Buy everyone lunch four days a week and establish a no-meetings policy. Going out for food or ording in takes at least 20-60 minutes more than walking up to the buffet and eating. If you do meetings over lunch you also save that time. So, 30 minutes a day across say four days a week is two hours a week... which is 100 hours a year. You get the idea.
Buy cheap tables and expensive chairs. Tables are a complete rip off. We buy stainless steel restaurant tables that are $100 and $600 Areon chairs. Total cost per workstation? $700. Compare that to buying a $500-$1,500 cube/designer workstation. The chair is the only thing that matters... invest in it.
Don't buy a phone system. No one will use it. No one at Mahalo has a desk phone except the admin folks. Everyone else is on IRC, chat, and their cell phone. Everyone has a cell phone, folks would rather get calls on it, and 99% of communication is NOT on the phone. Savings? At least $500 a year per person... 50 people over three years? $75-100k
Rent out your extra space. Many folks have extra space in their office. If you rent 5-10 desks for $500 each you can cut your burn $2,500 to $5,000 a month, or $30-60,000 a year. That's big money.
Outsource accounting and HR---such a no brainer.
Don't buy everyone Microsoft Office--it's too much money. Put Office on three or four common computers and use Google Docs.
Use Google hosted email. $50 or free per user.... how can you beat that?!?! Why screw with an exchange server!?!?
Buy your hardest working folks computers for home.
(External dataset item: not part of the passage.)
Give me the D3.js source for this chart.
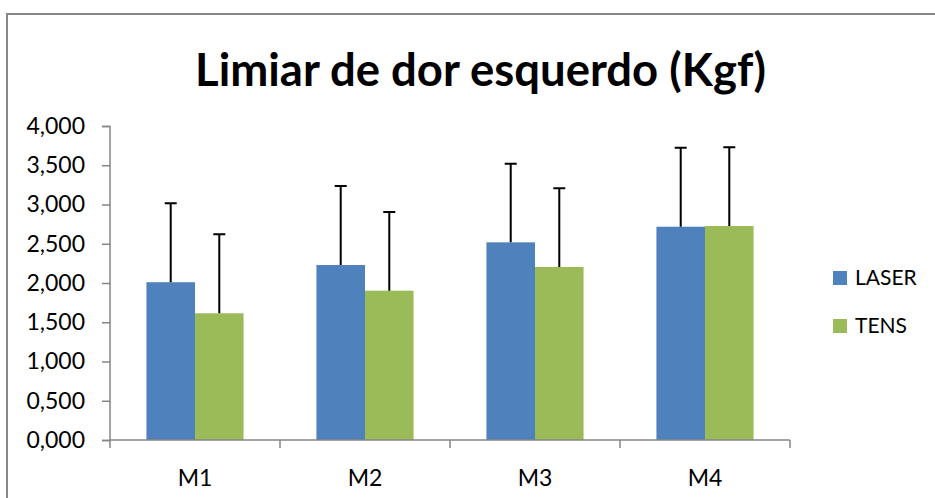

If you have folks who are willing to work an extra hour a day a week you should get them a computer for home. Once you get to three hours of work a week from home you're at 150 hours a year and that's a no brainer. Invest in equipment *if* the person is a workaholic.
Fire people who are not workaholics. don't love their work... come on folks, this is startup life, it's not a game. don't work at a startup if you're not into it--go work at the post office or stabucks if you're not into it you want balance in your life. For realz.
Get an expensive, automatic espresso machine at the office. Going to starbucks twice a day cost $4 each time, but more importantly it costs 20 minutes. Buy a $3-5,000 Jura industrial, get the good beans, and supply the coffee room with soy, low fat, etc. 50 people making one trip a day is 20 hours of wasted time for the company, and $150 in coffee costs for the employees. Makes no sense.
Stock the fridge with sodas---same drill as above.
Allow folks to work off hours. Commuting sucks and is a waste of time for everyone. Let folks start at 6am or 11am and you'll cut their commute in half (at least in LA).
Go to each of your vendors every 6-9 months and ask for 10-30% off. If half of them say yes you'll save 5-15% on fixed costs. People will give you a discount if they think they are going to lose the business.
Don't waste money on recruiters. Get inside of linkedin and Facebook and start looking for people--it works better anyway.
Really think about if you need that $15,000 a month PR firm. Perhaps you can get a PR consultant to work on 2-3 projects a year for $10-15k each and save 75%. More PR firms are wasted half the year while you build up your product anyway.
{I'm going to add a couple more of mine as I remember them }
Outsource to middle America: There are tons of brilliant people living between San Francisco, Los Angeles, and New York who don't live in a $4,000 one bedroom apartment and pay $8 to dry clean a shirt--hire them!